### What needs to be done:
The line containing "(b9) at (824,944)" marks the end: extract everything from the first line of the data through that line, exactly, with no pictures.

#### Dataset section

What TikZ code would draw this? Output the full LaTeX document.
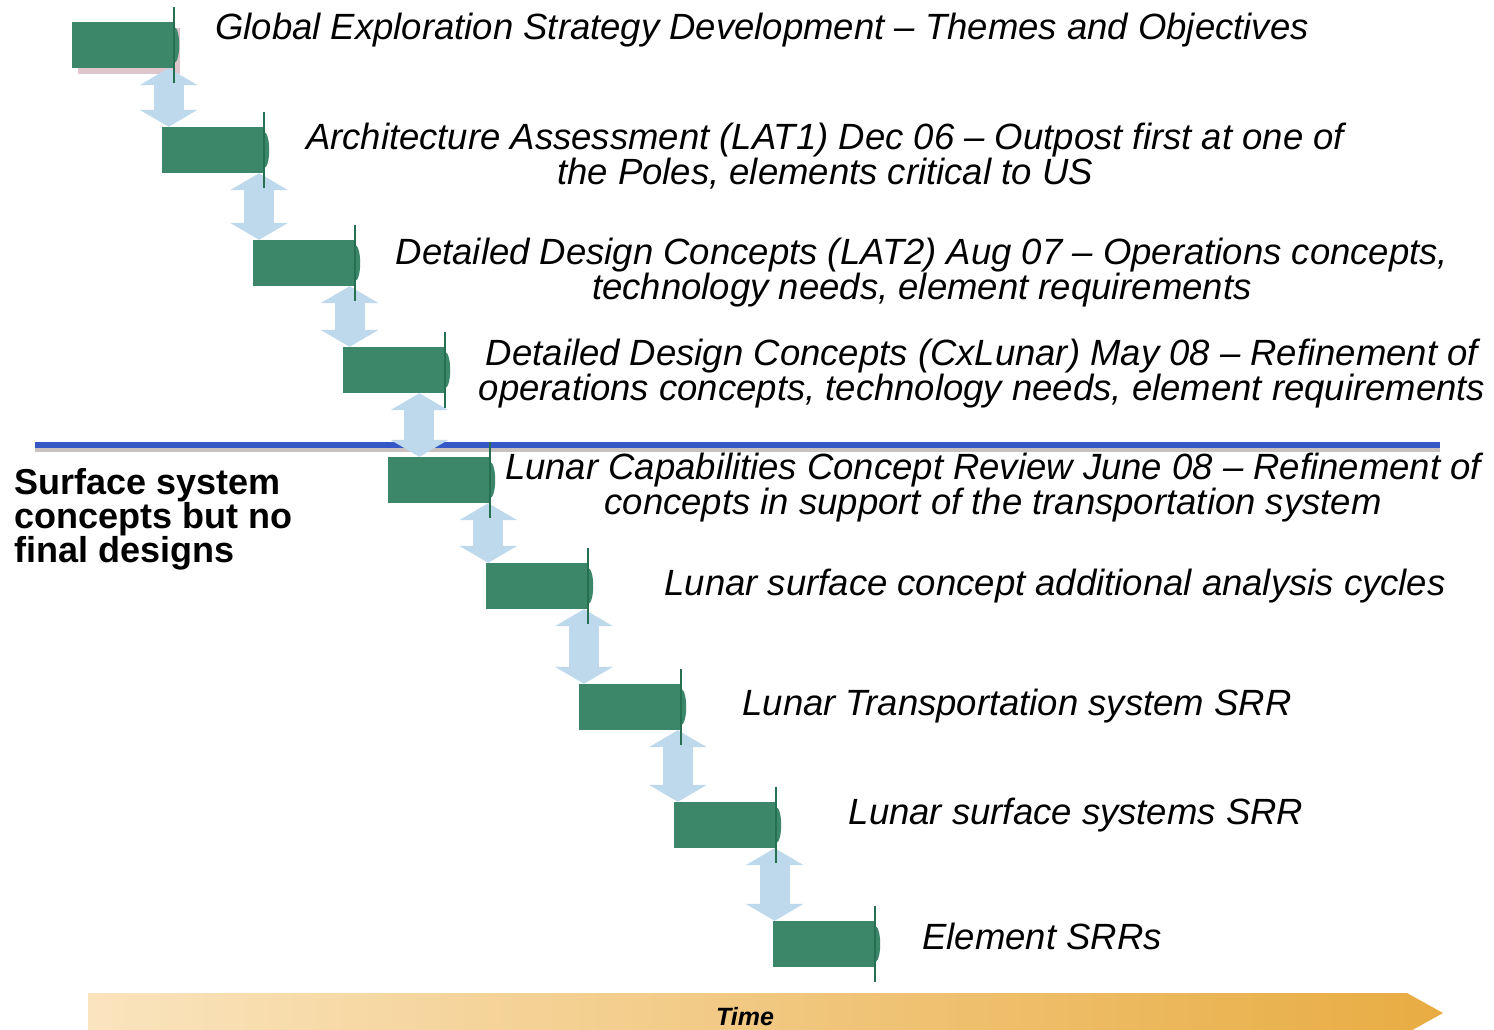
\documentclass[tikz,border=0pt]{standalone}
\usepackage{fontspec}
\setmainfont{Liberation Sans}
\usetikzlibrary{arrows.meta,calc,positioning,backgrounds}
\definecolor{BoxClr}{RGB}{60,134,106}
\definecolor{EdgeClr}{RGB}{38,112,82}
\definecolor{LinkClr}{RGB}{190,217,236}
\definecolor{LineClr}{RGB}{52,88,200}
\definecolor{ShadowClr}{RGB}{165,150,150}
\definecolor{PinkShadow}{RGB}{200,160,170}
\definecolor{TimeLeft}{RGB}{250,228,190}
\definecolor{TimeRight}{RGB}{232,172,66}

\begin{document}
\begin{tikzpicture}[x=1pt,y=-1pt,
  stepbox/.style={fill=BoxClr,minimum width=102pt,minimum height=46pt,inner sep=0pt},
  note/.style={font=\fontsize{36.5}{35}\selectfont\itshape,align=center,inner sep=0pt},
  link/.style={line width=30pt,color=LinkClr,
    {Triangle[width=58pt,length=17pt,line width=0pt]}-{Triangle[width=58pt,length=17pt,line width=0pt]}}]
\useasboundingbox (0,0) rectangle (1494,1029);
\clip (0,0) rectangle (1494,1029);

% Time axis along the bottom.
\shade[left color=TimeLeft,right color=TimeRight]
  (88,993) -- (1407,993) -- (1443,1013) -- (1407,1033) -- (88,1033) -- cycle;
\node[font=\fontsize{25}{25}\selectfont\bfseries\itshape] (time) at (745,1017) {Time};

% The steps, one box per review.
\node[stepbox] (b1) at (123,45) {};
\node[stepbox] (b2) at (213,150) {};
\node[stepbox] (b3) at (304,263) {};
\node[stepbox] (b4) at (394,370) {};
\node[stepbox] (b5) at (439,480) {};
\node[stepbox] (b6) at (537,586) {};
\node[stepbox] (b7) at (630,707) {};
\node[stepbox] (b8) at (725,825) {};
\node[stepbox] (b9) at (824,944) {};

\begin{pgfonlayer}{background}
\fill[white] (0,0) rectangle (1494,1029);
% Line between the lunar and the surface stages.
\fill[ShadowClr,opacity=.6] (35,447) rectangle (1440,452);
\fill[LineClr] (35,442) rectangle (1440,448);
\fill[PinkShadow,opacity=.6] ([shift={(6pt,-6pt)}]b1.south west) rectangle ([shift={(6pt,-6pt)}]b1.north east);
% Arrows from step to step.
\foreach \a/\b in {1/2,2/3,3/4,4/5,5/6,6/7,7/8,8/9}{
  \coordinate (m\a) at ($(b\a.east)!.45!(b\b.west)$);
  \draw[link] (m\a |- b\a.south) -- (m\a |- b\b.north);
}
\end{pgfonlayer}

% Front edge of each box.
\foreach \n in {1,...,9}{
  \fill[BoxClr] (b\n.east) ellipse [x radius=5pt,y radius=18pt];
  \draw[EdgeClr,line width=2pt] ([yshift=15pt]b\n.north east) -- ([yshift=-15pt]b\n.south east);
}

% Texts of the steps.
\node[note] (t1) at (762,30) {Global Exploration Strategy Development -- Themes and Objectives};
\node[note] (t2) at (825,156) {Architecture Assessment (LAT1) Dec 06 -- Outpost first at one of\\the Poles, elements critical to US};
\node[note] (t3) at (922,273) {Detailed Design Concepts (LAT2) Aug 07 -- Operations concepts,\\technology needs, element requirements};
\node[note] (t4) at (982,374) {Detailed Design Concepts (CxLunar) May 08 -- Refinement of\\operations concepts, technology needs, element requirements};
\node[note] (t5) at (993,488) {Lunar Capabilities Concept Review June 08 -- Refinement of\\concepts in support of the transportation system};
\node[note] (t6) at (1055,586) {Lunar surface concept additional analysis cycles};
\node[note] (t7) at (1017,706) {Lunar Transportation system SRR};
\node[note] (t8) at (1076,815) {Lunar surface systems SRR};
\node[note] (t9) at (1042,936) {Element SRRs};

% Note on the left.
\node[font=\fontsize{36}{34}\selectfont\bfseries,align=left,anchor=north west,inner sep=0pt]
  (side) at (14,468) {Surface system\\concepts but no\\final designs};

\end{tikzpicture}
\end{document}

########

### Response to this exercise:
What TikZ code would draw this? Output the full LaTeX document.
\documentclass[tikz,border=0pt]{standalone}
\usepackage{fontspec}
\setmainfont{Liberation Sans}
\usetikzlibrary{arrows.meta,calc,positioning,backgrounds}
\definecolor{BoxClr}{RGB}{60,134,106}
\definecolor{EdgeClr}{RGB}{38,112,82}
\definecolor{LinkClr}{RGB}{190,217,236}
\definecolor{LineClr}{RGB}{52,88,200}
\definecolor{ShadowClr}{RGB}{165,150,150}
\definecolor{PinkShadow}{RGB}{200,160,170}
\definecolor{TimeLeft}{RGB}{250,228,190}
\definecolor{TimeRight}{RGB}{232,172,66}

\begin{document}
\begin{tikzpicture}[x=1pt,y=-1pt,
  stepbox/.style={fill=BoxClr,minimum width=102pt,minimum height=46pt,inner sep=0pt},
  note/.style={font=\fontsize{36.5}{35}\selectfont\itshape,align=center,inner sep=0pt},
  link/.style={line width=30pt,color=LinkClr,
    {Triangle[width=58pt,length=17pt,line width=0pt]}-{Triangle[width=58pt,length=17pt,line width=0pt]}}]
\useasboundingbox (0,0) rectangle (1494,1029);
\clip (0,0) rectangle (1494,1029);

% Time axis along the bottom.
\shade[left color=TimeLeft,right color=TimeRight]
  (88,993) -- (1407,993) -- (1443,1013) -- (1407,1033) -- (88,1033) -- cycle;
\node[font=\fontsize{25}{25}\selectfont\bfseries\itshape] (time) at (745,1017) {Time};

% The steps, one box per review.
\node[stepbox] (b1) at (123,45) {};
\node[stepbox] (b2) at (213,150) {};
\node[stepbox] (b3) at (304,263) {};
\node[stepbox] (b4) at (394,370) {};
\node[stepbox] (b5) at (439,480) {};
\node[stepbox] (b6) at (537,586) {};
\node[stepbox] (b7) at (630,707) {};
\node[stepbox] (b8) at (725,825) {};
\node[stepbox] (b9) at (824,944) {};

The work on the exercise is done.